I've read about the shade- vs. sun-grown coffee and biodiversity and the land degradation [PDF] caused by poor cultivation techniques, but I can't find anything rebutting the idea that "good" (arabica instead of robusta) coffee needs high altitudes.

I was reminded of this idea in a recent New Yorker article: "It is possible to grow coffee near sea level, just not just very good coffee. The rigors of elevation..." but this is from a grower who is bucking convention: "she was coddling a crop that has, for centuries, been subjected to rough treatment."
posted by morganw to Science & Nature (6 answers total)
 
Best answer: You need consistent, year-round 70-degree, 12-hour days to grow good coffee. The only place that happens is in tropical highlands. Tropical lowlands are too hot, and non-tropical highlands are too cold (and don't have the consistent 12-hour days).
posted by MrMoonPie at 10:22 AM on November 25, 2011 [2 favorites]
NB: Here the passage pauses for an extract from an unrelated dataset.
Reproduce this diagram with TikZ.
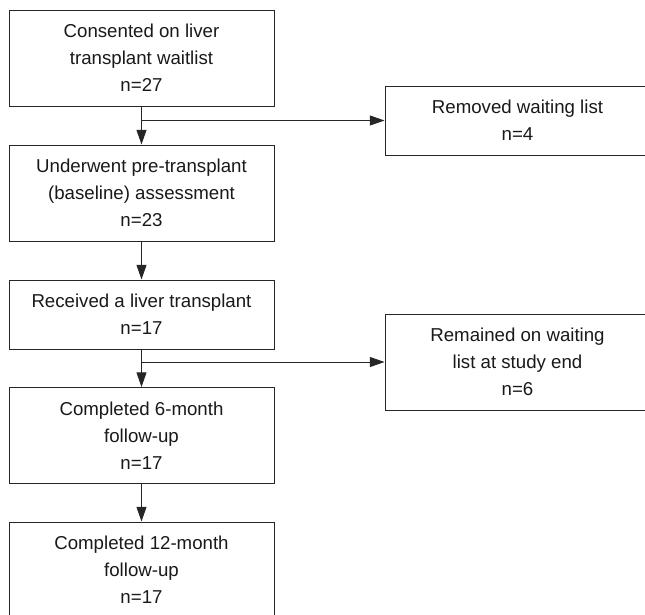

Best answer: "Mountain-grown" seems to be an advertising trope to attempt to convey selectiveness or unique quality in a product. Searching Google News Archive it has always figured prominently in Folger's coffee advertisements (1941) but here's one for Beech-Nut coffee (1940), various brands of coffee at A&P supermarket (1962), Salada tea (1925), and Snow Crop peas (1955).
posted by XMLicious at 10:30 AM on November 25, 2011


I don't think anybody interpreted Folgers "mountain-grown" verbiage as anything other than advertising gas, like "less filling".
posted by Rash at 11:12 AM on November 25, 2011


I have lived in three places where coffee was grown, and in all three it was considered common knowledge that decent coffee is grown in higher (but not super high) elevations. I always assumed that it was because of day/night temperature differences, but I am no expert. But the point is that high elevation coffee is not a new phenomenon; similarly, I'd bet that the deforestation from coffee is trivial compared to larger cash crops like cattle, soy, or bananas.
posted by Forktine at 11:37 AM on November 25, 2011


According to this book, "the positive effect of altitude on coffee quality is well known."
posted by a puppet made of socks at 12:45 PM on November 25, 2011 [1 favorite]


Like most endeavors, higher is better.